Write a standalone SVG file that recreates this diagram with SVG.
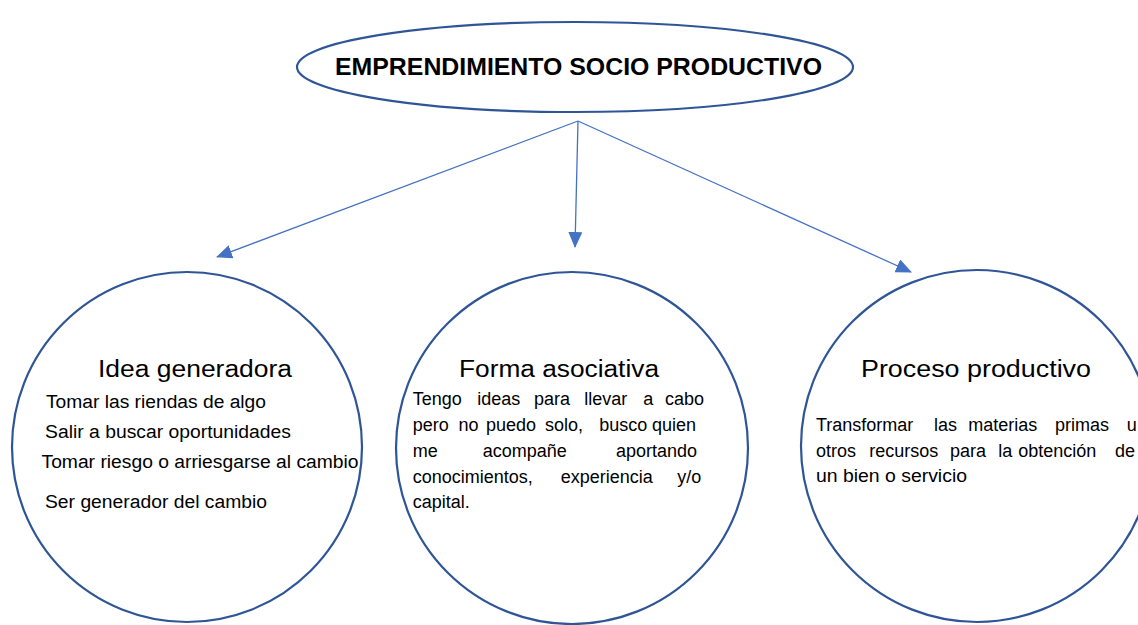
<svg xmlns="http://www.w3.org/2000/svg" width="1138" height="625" viewBox="0 0 1138 625">
<style>
.shape{fill:#fff;stroke:#2F5597;stroke-width:2.2}
.conn{stroke:#4472C4;stroke-width:1.3;fill:none}
.t{font-family:"Liberation Sans",Arial,sans-serif;fill:#000}
.title{font-size:23px;font-weight:bold}
.head{font-size:23px}
.body{font-size:18px}
</style>
<defs>
<marker id="ah" markerUnits="userSpaceOnUse" markerWidth="16" markerHeight="14" refX="15" refY="7" orient="auto">
<path d="M0,0 L16,7 L0,14 z" fill="#4472C4"/>
</marker>
</defs>
<rect width="1138" height="625" fill="#fff"/>
<g id="connectors">
<line class="conn" x1="578" y1="121" x2="217" y2="257" marker-end="url(#ah)"/>
<line class="conn" x1="578" y1="121" x2="575" y2="247" marker-end="url(#ah)"/>
<line class="conn" x1="578" y1="121" x2="911" y2="272" marker-end="url(#ah)"/>
</g>
<g id="node-root">
<ellipse class="shape" cx="575" cy="67" rx="278" ry="45"/>
<text class="t title" x="335" y="75" textLength="487" lengthAdjust="spacingAndGlyphs">EMPRENDIMIENTO SOCIO PRODUCTIVO</text>
</g>
<g id="node-idea">
<circle class="shape" cx="187" cy="447" r="175"/>
<text class="t head" x="98" y="377" textLength="194" lengthAdjust="spacingAndGlyphs">Idea generadora</text>
<text class="t body" x="46" y="408" textLength="220" lengthAdjust="spacingAndGlyphs">Tomar las riendas de algo</text>
<text class="t body" x="45" y="438" textLength="246" lengthAdjust="spacingAndGlyphs">Salir a buscar oportunidades</text>
<text class="t body" x="41.5" y="468" textLength="317" lengthAdjust="spacingAndGlyphs">Tomar riesgo o arriesgarse al cambio</text>
<text class="t body" x="45" y="508" textLength="222" lengthAdjust="spacingAndGlyphs">Ser generador del cambio</text>
</g>
<g id="node-forma">
<circle class="shape" cx="572" cy="448" r="176"/>
<text class="t head" x="459" y="377" textLength="200" lengthAdjust="spacingAndGlyphs">Forma asociativa</text>
<text class="t body" y="405"><tspan x="412.7">Tengo</tspan><tspan x="477.3">ideas</tspan><tspan x="534">para</tspan><tspan x="584.3">llevar</tspan><tspan x="643.3">a</tspan><tspan x="665">cabo</tspan></text>
<text class="t body" y="431"><tspan x="412.7">pero</tspan><tspan x="458.5">no</tspan><tspan x="486">puedo</tspan><tspan x="545">solo,</tspan><tspan x="599.3">busco</tspan><tspan x="652">quien</tspan></text>
<text class="t body" y="457"><tspan x="412.7">me</tspan><tspan x="482.7">acompañe</tspan><tspan x="616">aportando</tspan></text>
<text class="t body" y="483"><tspan x="412.7">conocimientos,</tspan><tspan x="560.7">experiencia</tspan><tspan x="677.3">y/o</tspan></text>
<text class="t body" x="412.7" y="508">capital.</text>
</g>
<g id="node-proceso">
<circle class="shape" cx="977" cy="446" r="176"/>
<text class="t head" x="861" y="377" textLength="230" lengthAdjust="spacingAndGlyphs">Proceso productivo</text>
<text class="t body" y="431"><tspan x="816">Transformar</tspan><tspan x="934">las</tspan><tspan x="968.3">materias</tspan><tspan x="1055">primas</tspan><tspan x="1126.7">u</tspan></text>
<text class="t body" y="457"><tspan x="816">otros</tspan><tspan x="869.3">recursos</tspan><tspan x="950">para</tspan><tspan x="998.3">la</tspan><tspan x="1018.3">obtención</tspan><tspan x="1115">de</tspan></text>
<text class="t body" x="816" y="482" textLength="151" lengthAdjust="spacingAndGlyphs">un bien o servicio</text>
</g>
</svg>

WHAT THE TASK REQUIRES> All the lines above are to be given again exactly as they read, with the pictures removed.

FULL RESPONSE>
Write a standalone SVG file that recreates this diagram with SVG.
<svg xmlns="http://www.w3.org/2000/svg" width="1138" height="625" viewBox="0 0 1138 625">
<style>
.shape{fill:#fff;stroke:#2F5597;stroke-width:2.2}
.conn{stroke:#4472C4;stroke-width:1.3;fill:none}
.t{font-family:"Liberation Sans",Arial,sans-serif;fill:#000}
.title{font-size:23px;font-weight:bold}
.head{font-size:23px}
.body{font-size:18px}
</style>
<defs>
<marker id="ah" markerUnits="userSpaceOnUse" markerWidth="16" markerHeight="14" refX="15" refY="7" orient="auto">
<path d="M0,0 L16,7 L0,14 z" fill="#4472C4"/>
</marker>
</defs>
<rect width="1138" height="625" fill="#fff"/>
<g id="connectors">
<line class="conn" x1="578" y1="121" x2="217" y2="257" marker-end="url(#ah)"/>
<line class="conn" x1="578" y1="121" x2="575" y2="247" marker-end="url(#ah)"/>
<line class="conn" x1="578" y1="121" x2="911" y2="272" marker-end="url(#ah)"/>
</g>
<g id="node-root">
<ellipse class="shape" cx="575" cy="67" rx="278" ry="45"/>
<text class="t title" x="335" y="75" textLength="487" lengthAdjust="spacingAndGlyphs">EMPRENDIMIENTO SOCIO PRODUCTIVO</text>
</g>
<g id="node-idea">
<circle class="shape" cx="187" cy="447" r="175"/>
<text class="t head" x="98" y="377" textLength="194" lengthAdjust="spacingAndGlyphs">Idea generadora</text>
<text class="t body" x="46" y="408" textLength="220" lengthAdjust="spacingAndGlyphs">Tomar las riendas de algo</text>
<text class="t body" x="45" y="438" textLength="246" lengthAdjust="spacingAndGlyphs">Salir a buscar oportunidades</text>
<text class="t body" x="41.5" y="468" textLength="317" lengthAdjust="spacingAndGlyphs">Tomar riesgo o arriesgarse al cambio</text>
<text class="t body" x="45" y="508" textLength="222" lengthAdjust="spacingAndGlyphs">Ser generador del cambio</text>
</g>
<g id="node-forma">
<circle class="shape" cx="572" cy="448" r="176"/>
<text class="t head" x="459" y="377" textLength="200" lengthAdjust="spacingAndGlyphs">Forma asociativa</text>
<text class="t body" y="405"><tspan x="412.7">Tengo</tspan><tspan x="477.3">ideas</tspan><tspan x="534">para</tspan><tspan x="584.3">llevar</tspan><tspan x="643.3">a</tspan><tspan x="665">cabo</tspan></text>
<text class="t body" y="431"><tspan x="412.7">pero</tspan><tspan x="458.5">no</tspan><tspan x="486">puedo</tspan><tspan x="545">solo,</tspan><tspan x="599.3">busco</tspan><tspan x="652">quien</tspan></text>
<text class="t body" y="457"><tspan x="412.7">me</tspan><tspan x="482.7">acompañe</tspan><tspan x="616">aportando</tspan></text>
<text class="t body" y="483"><tspan x="412.7">conocimientos,</tspan><tspan x="560.7">experiencia</tspan><tspan x="677.3">y/o</tspan></text>
<text class="t body" x="412.7" y="508">capital.</text>
</g>
<g id="node-proceso">
<circle class="shape" cx="977" cy="446" r="176"/>
<text class="t head" x="861" y="377" textLength="230" lengthAdjust="spacingAndGlyphs">Proceso productivo</text>
<text class="t body" y="431"><tspan x="816">Transformar</tspan><tspan x="934">las</tspan><tspan x="968.3">materias</tspan><tspan x="1055">primas</tspan><tspan x="1126.7">u</tspan></text>
<text class="t body" y="457"><tspan x="816">otros</tspan><tspan x="869.3">recursos</tspan><tspan x="950">para</tspan><tspan x="998.3">la</tspan><tspan x="1018.3">obtención</tspan><tspan x="1115">de</tspan></text>
<text class="t body" x="816" y="482" textLength="151" lengthAdjust="spacingAndGlyphs">un bien o servicio</text>
</g>
</svg>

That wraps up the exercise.